Klarna CEO Siemiatkowski says buy now, pay later is used by shoppers who otherwise avoid credit
Credit: AP Illustration/Peter Hamlin

Sebastian Siemiatkowski is a co-founder and CEO of Klarna, the Sweden-based company that's one of the world's biggest providers of buy now, pay later services to customers. Klarna started off in Europe and entered the U.S. market in 2015.

Buy now, pay later has become an increasingly popular option for consumers for purchases: its usage is up 10-fold since the pandemic and U.S. regulators see it as potentially a more sustainable way for borrowers to pay for purchases instead of using credit cards.

Siemiatkowski spoke to the AP about how popular buy now, pay later has gotten since the pandemic, why consumers are choosing it and how the company is using in how it hires. This interview has been edited for length and clarity.

Q: You operated in Europe for several years before coming to the U.S. What made you come here?

A: As we were considering coming to the US, we identified that there was a fairly large group of U.S. consumers that they called self-aware avoiders, people had been burned by the bad practices of . We found there is a fairly big audience that is preferring to use debit but occasionally want to use credit on single occasions and where buy now pay later, you know, fits them really well.

Q: How are merchants adapting to buy now, pay later as an option?

A: Merchants are getting access to customers that they may not have had access to before, through the option of getting interest-free credit. So these are seeing higher order value and more spending. Roughly 20% of the volume for Klarna is now coming through our own app, but it allows the merchants to keep operating their own websites, so they can control how they present their items, how they are produced.

Q: How's the health of the consumer?

A: While buy now, pay later is growing as a payment method, I've been talking to retailers and the overarching numbers have been slightly more difficult for retailers than last year. We saw on Black Friday that sales were driven, by a large degree, by discounting. So, it's a bit of a tougher macroeconomic environment climate we are looking at.

We have card debt back at $1 trillion in the U.S., so I feel like we are at the end of the economic cycle and a tougher environment for consumers. Fortunately, we haven't seen a rise in unemployment, which would be even tougher.

Q: Klarna announced a hiring freeze in November, citing the use of artificial intelligence as a reason to hold off on creating new positions. What is the background and reason for this decision?

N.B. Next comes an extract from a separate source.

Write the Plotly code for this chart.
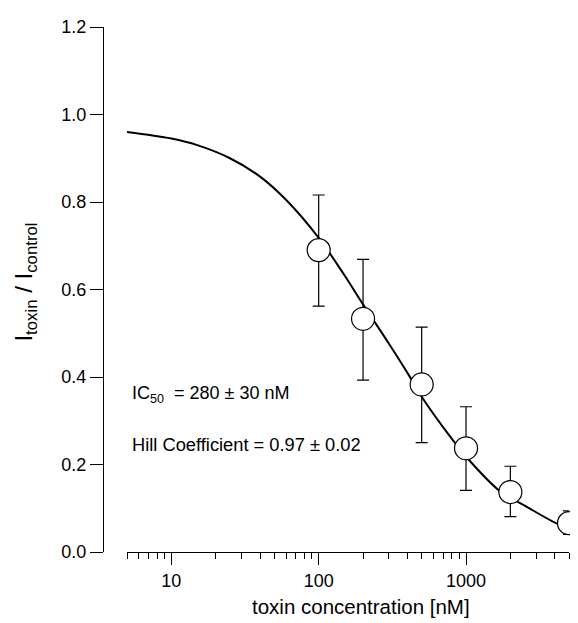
import plotly.graph_objects as go
import math

# Measured data points (toxin concentration in nM)
conc = [100, 200, 500, 1000, 2000, 5000]
ratio = [0.690, 0.533, 0.383, 0.237, 0.137, 0.066]
err_plus = [0.126, 0.136, 0.131, 0.095, 0.059, 0.028]
err_minus = [0.128, 0.140, 0.133, 0.096, 0.056, 0.026]

# Fitted curve
curve_x = [5, 10, 15, 25, 40, 60, 100, 150, 200, 300, 420, 500, 800, 1000, 1700, 2500, 4200, 5000]
curve_y = [0.960, 0.945, 0.930, 0.900, 0.858, 0.805, 0.718, 0.632, 0.566, 0.476, 0.398, 0.355,
           0.259, 0.218, 0.139, 0.106, 0.064, 0.056]

major_ticks = [10, 100, 1000]
major_labels = ["10", "100", "1000"]
minor_ticks = [5, 6, 7, 8, 9, 20, 30, 40, 50, 60, 70, 80, 90,
               200, 300, 400, 500, 600, 700, 800, 900, 2000, 3000, 4000, 5000]
y_ticks = [0.0, 0.2, 0.4, 0.6, 0.8, 1.0, 1.2]
y_labels = ["0.0", "0.2", "0.4", "0.6", "0.8", "1.0", "1.2"]

FONT = "Liberation Sans, Arial, Helvetica, sans-serif"
# The page body has an 8px default margin, so the figure is drawn 8px smaller
# and every screen position is offset by that margin.
OFF = 8
W, H = 578 - OFF, 623 - OFF
ML, MR, MT, MB = 103 - OFF, 9, 18 - OFF, 71
plot_w = W - ML - MR
plot_h = H - MT - MB
y0_fig = H - MB


def px_x(px):
    return (px - OFF - ML) / plot_w


def px_y(py):
    return (y0_fig - (py - OFF)) / plot_h


fig = go.Figure()
fig.add_trace(go.Scatter(
    x=curve_x, y=curve_y, mode="lines",
    line=dict(color="black", width=2, shape="spline", smoothing=1.0),
    hoverinfo="skip", showlegend=False,
))
fig.add_trace(go.Scatter(
    x=conc, y=ratio, mode="markers",
    marker=dict(size=23, color="white", line=dict(color="black", width=1.2)),
    error_y=dict(type="data", array=err_plus, arrayminus=err_minus,
                 color="black", thickness=1.2, width=6),
    cliponaxis=False, showlegend=False,
))

fig.update_layout(
    width=W, height=H,
    margin=dict(l=ML, r=MR, t=MT, b=MB),
    paper_bgcolor="white", plot_bgcolor="white",
    font=dict(family=FONT, color="black", size=18),
    xaxis=dict(
        type="log", range=[math.log10(5), math.log10(5000)],
        domain=[24 / plot_w, 1],
        tickmode="array", tickvals=major_ticks, ticktext=major_labels,
        ticks="outside", ticklen=12, tickwidth=1.2, tickcolor="black",
        minor=dict(tickmode="array", tickvals=minor_ticks, ticks="outside",
                   ticklen=6, tickwidth=1.2, tickcolor="black", showgrid=False),
        showline=True, linecolor="black", linewidth=1.2,
        showgrid=False, zeroline=False,
        tickfont=dict(size=18),
    ),
    yaxis=dict(
        range=[0, 1.2], anchor="free", position=0,
        tickmode="array", tickvals=y_ticks, ticktext=y_labels,
        ticks="outside", ticklen=13, tickwidth=1.2, tickcolor="black",
        showline=True, linecolor="black", linewidth=1.2,
        showgrid=False, zeroline=False,
        tickfont=dict(size=18),
    ),
    annotations=[
        dict(text="I<sub>toxin</sub> / I<sub>control</sub>", xref="paper", yref="paper",
             x=px_x(26), y=px_y(278), textangle=-90, showarrow=False,
             font=dict(size=24), xanchor="center", yanchor="middle"),
        dict(text="toxin concentration [nM]", xref="paper", yref="paper",
             x=px_x(361), y=px_y(607), showarrow=False,
             font=dict(size=20.5), xanchor="center", yanchor="middle"),
        dict(text="IC<sub>50</sub>  = 280 ± 30 nM", xref="paper", yref="paper",
             x=px_x(130), y=px_y(392), showarrow=False,
             font=dict(size=18), xanchor="left", yanchor="middle"),
        dict(text="Hill Coefficient = 0.97 ± 0.02", xref="paper", yref="paper",
             x=px_x(130), y=px_y(443), showarrow=False,
             font=dict(size=18.3), xanchor="left", yanchor="middle"),
    ],
)

fig.write_html("out.html")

A: We became one of the first corporate customers of OpenAI when it launched earlier this year and we have been using it across the entire organization. But as a CEO, you cannot entirely predict how a technology would be applied and what and where it will have the biggest impact. So what we are doing is encouraging different teams to use it as much as possible and double down on where it really has worked.

One place we have been able to use AI is a software called DeepL, which does basically flawless translations in a number of languages. We operate in more than 20 languages, and that can be quite complex. So now we communicate entirely in English internally and have DeepL translate for our external communications, like for dispute management or customer service.